Corriere della Sera, 30 gennaio 2020
Emma: «Dopo il tumore mai più bionda»
Non sono ancora passati dieci anni da quando Emma Marrone è salita per la prima volta sul palco di Sanremo. Era il 2011 e in coppia con i Modà, all’Ariston, aveva da subito dimostrato che lei non era lì per passare inosservata: Arriverà conquistò immediatamente il secondo posto. L’anno dopo al Festival ci è tornata da big e vincitrice, con il brano Non è l’inferno. Stavolta Emma Marrone sul palco del teatro sanremese ci arriva da superospite («un atto di fiducia nei miei confronti» osserva lei), e si porta dentro un pezzetto di quell’«inferno» che cantava nel 2012 e che ora ha vissuto in prima persona.
Nell’intervista di copertina di 7, domani in edicola con il Corriere della Sera, la cantante nata a Firenze da genitori salentini («forse per questo non sento di appartenere davvero a nessun luogo»), racconta come ha superato il trauma del cancro alle ovaie, che l’ha costretta ad abbandonare le scene all’improvviso. «Non ho avuto timore di espormi troppo, condividendo con il pubblico la malattia: non potevo non dirlo, qualcuno aveva comprato voli e alberghi per esserci. Fosse capitato in un momento vuoto non avrei detto nulla». La paura («e c’è ancora, ogni tre mesi, quando devo fare le analisi»), la spavalderia per rimanere in piedi quando mancava la terra sotto i piedi («in sala operatoria sono entrata spaccona e baldanzosa») e la decisione di non tingersi più i capelli di biondo. «Dopo l’operazione i medici mi hanno detto di non farlo, così mi sono presa la libertà di metterli a riposo: potrei anche non tornare mai più bionda, mi basta sapere che sono bionda dentro».

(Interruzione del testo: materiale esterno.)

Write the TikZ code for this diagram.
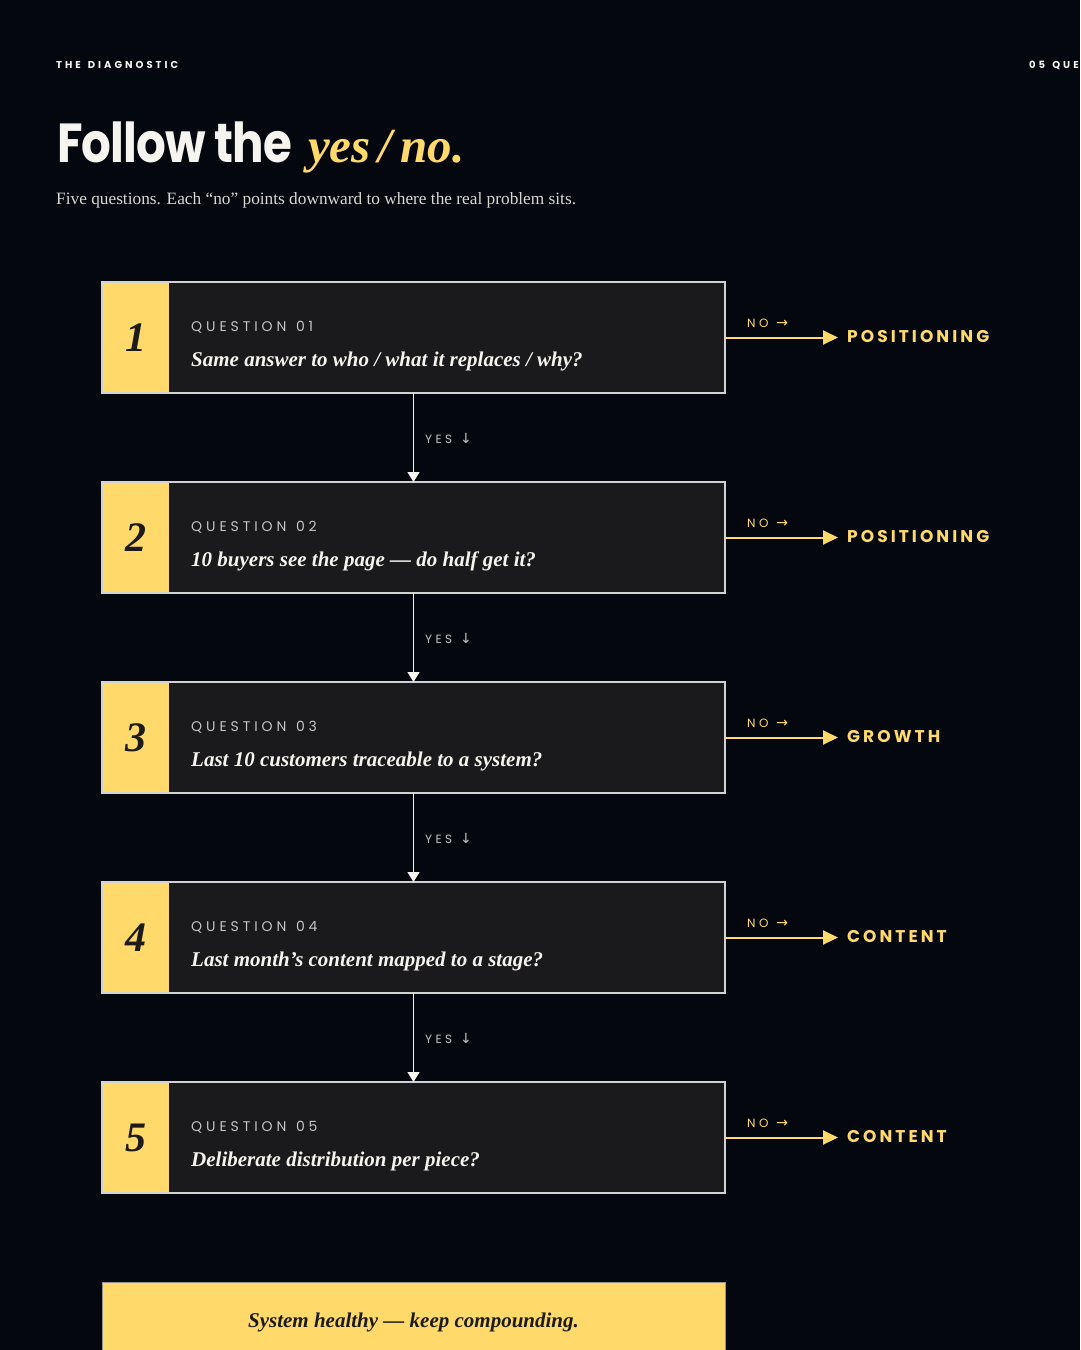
\documentclass[tikz,border=0pt]{standalone}
\usepackage{fontspec}
\setmainfont{Liberation Serif}
\newfontfamily\pop{Poppins}
\newfontfamily\popT{Poppins}[LetterSpace=-2]
\newfontfamily\capsA{Poppins}[LetterSpace=30]
\newfontfamily\capsB{Poppins}[LetterSpace=28]
\newfontfamily\capsC{Poppins}[LetterSpace=18]
\newfontfamily\dejavu{DejaVu Sans}
\usetikzlibrary{arrows.meta}
\definecolor{bg}{HTML}{05070F}
\definecolor{yel}{HTML}{FFD96A}
\definecolor{boxfill}{HTML}{1A1A1C}
\definecolor{boxline}{HTML}{D2D2D2}
\definecolor{lab}{HTML}{C4C4C4}
\definecolor{wht}{HTML}{F6F4EE}
\definecolor{ink}{HTML}{1C1B19}
\tikzset{
  qbox/.style={fill=boxfill, minimum width=623pt, minimum height=111pt, inner sep=0pt, outer sep=0pt, anchor=north west},
  numbox/.style={fill=yel, minimum width=67pt, minimum height=111pt, inner sep=0pt, outer sep=0pt, anchor=north west, text=ink,
    font=\fontsize{42}{42}\selectfont\bfseries\itshape},
  border/.style={draw=boxline, line width=1.2pt},
  qlabel/.style={anchor=base west, inner sep=0pt, text=lab, font=\capsB\fontsize{14}{14}\selectfont},
  qtext/.style={anchor=base west, inner sep=0pt, text=wht, font=\fontsize{21}{21}\selectfont\bfseries\itshape},
  nolabel/.style={anchor=base west, inner sep=0pt, text=yel, font=\capsB\fontsize{12}{12}\selectfont},
  yeslabel/.style={anchor=base west, inner sep=0pt, text=lab, font=\capsB\fontsize{12}{12}\selectfont},
  target/.style={anchor=base west, inner sep=0pt, text=yel, font=\capsC\fontsize{17}{17}\selectfont\bfseries},
  yesarrow/.style={draw=wht, line width=1.3pt, -{Triangle[length=10pt,width=12pt]}},
  noarrow/.style={draw=yel, line width=2pt, -{Triangle[length=15pt,width=14pt]}},
}
\newcommand\arr[1]{\kern 8pt{\dejavu\fontsize{14}{14}\selectfont #1}}
\newcommand\qblock[4]{%
  \node[qbox] (q#1) at (102,#2) {};
  \node[numbox] (n#1) at (102,#2) {#1};
  \draw[border] (q#1.north west) rectangle (q#1.south east);
  \node[qlabel] (ql#1) at (191,#2+49) {QUESTION\kern2pt\ 0#1};
  \node[qtext] (qt#1) at (191,#2+84) {#3};
  \node[nolabel] (no#1) at (747,#2+45) {NO\arr{→}};
  \coordinate (tip#1) at (838,#2+55.5);
  \node[target] (t#1) at (847,#2+60) {#4};
  \draw[noarrow] (q#1.east) -- (tip#1);
}
\begin{document}
\begin{tikzpicture}[x=1pt,y=-1pt]
\fill[bg] (0,0) rectangle (1080,1350);
\useasboundingbox (0,0) rectangle (1080,1350);
\clip (0,0) rectangle (1080,1350);
% header
\node[anchor=base west, inner sep=0pt, text=wht, font=\capsA\fontsize{10}{10}\selectfont\bfseries] (hdl) at (56,68) {THE\kern2pt\ DIAGNOSTIC};
\node[anchor=base west, inner sep=0pt, text=wht, font=\capsA\fontsize{10}{10}\selectfont\bfseries] (hdr) at (1029,68) {05\kern2pt\ QUE};
\node[anchor=base west, inner sep=0pt, text=wht, font=\popT\fontsize{55}{55}\selectfont\bfseries] (title) at (57,162) {\scalebox{0.85}[1]{Follow the}};
\node[anchor=base west, inner sep=0pt, text=yel, font=\fontsize{49}{49}\selectfont\bfseries\itshape] (yesno) at (308,162) {yes\,/\,no.};
\node[anchor=base west, inner sep=0pt, text=wht!88!black, font=\fontsize{17.3}{17.3}\selectfont] (sub) at (56,204) {Five questions. Each “no” points downward to where the real problem sits.};
% blocks
\qblock{1}{282}{Same answer to who / what it replaces / why?}{POSITIONING}
\qblock{2}{482}{10 buyers see the page — do half get it?}{POSITIONING}
\qblock{3}{682}{Last 10 customers traceable to a system?}{GROWTH}
\qblock{4}{882}{Last month's content mapped to a stage?}{CONTENT}
\qblock{5}{1082}{Deliberate distribution per piece?}{CONTENT}
% yes arrows
\foreach \a/\b in {1/2,2/3,3/4,4/5}{
  \draw[yesarrow] (q\a.south) -- (q\b.north);
}
\foreach \a/\y in {1/443,2/643,3/843,4/1043}{
  \node[yeslabel] (yes\a) at (425,\y) {YES\arr{↓}};
}
% final
\node[fill=yel, draw=boxline!70!black, line width=1.2pt, anchor=north west, minimum width=623pt, minimum height=90pt, inner sep=0pt] (final) at (102,1282) {};
\node[anchor=base, inner sep=0pt, text=ink, font=\fontsize{21}{21}\selectfont\bfseries\itshape] (finaltext) at (413.5,1327) {System healthy — keep compounding.};
\end{tikzpicture}
\end{document}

Un’artista con un Dna da primadonna, come quelle protagoniste della mostra Sanremo 70, che racconta il Festival della Canzone Italiana delle ultime 69 edizioni attraverso il glamour degli abiti selezionati da Marvi De Angelis dello studio Marver: una carrellata di vestiti storici, raccontati in anteprima nel su 7, che saranno mostrati al pubblico domenica 2 febbraio al Forte Santa Tecla. Tra gli abiti che hanno fatto la storia dell’Ariston ci sono il vestito firmato Fernanda Gattinoni indossato da Flo Sandon’s nel 1953 e quello scelto da Iva Zanicchi nel 1969 realizzato da Gigliola Curiel. Pezzi del passato – come l’abito originale creato nel 1967 dalla sartoria Daphné per Dalida – e momenti iconici del presente, come il vestito con scollo a lancia Giorgio Armani Privé indossato nel 2018 da Michelle Hunziker.
Le donne sono al centro anche della storia che racconta la nuova vita dei caffè «misti» in Arabia Saudita: da Riad a Gedda si moltiplicano i locali dove uomini e donne possono sedersi insieme e chiacchierare. Una rivoluzione incoraggiata a Gedda dal figlio del re, Mohammad Bin Salman, diventato principe ereditario a soli 33 anni nel 2017, che ha detto di voler portare il suo Paese nel XXI secolo. Il numero di 7 torna sulla notizia rilanciata dal New York Times, ma in più accende i riflettori sulle contraddizioni di questo passaggio verso la modernità: il riferimento è agli arresti di giornalisti e dissidenti e soprattutto al caso eclatante del reporter Jamal Khashoggi, ucciso nel 2018 all’interno del consolato saudita di Istanbul per mano di quindici agenti arrivati in Turchia su due aerei privati.
La ricerca della identità fa da sfondo anche alle pagine di scienza che stavolta indagano un fenomeno poco conosciuto, quello delle «chimere»: individui con due Dna, spesso causati dall’assorbimento di un embrione gemello morto da parte di quello superstite. Come ciò possa accadere è spiegato in maniera semplice e spiazzante da un biologo molecolare: i trapianti, ma (temporaneamente) anche una trasfusione di sangue, fanno sì che le cellule del paziente vengano sostituite con quelle del donatore. Casi rari ma non impossibili, che potrebbero anche coinvolgere i tribunali. Quando per decidere sulla innocenza o colpevolezza di un imputato viene ritenuto decisivo il materiale genetico.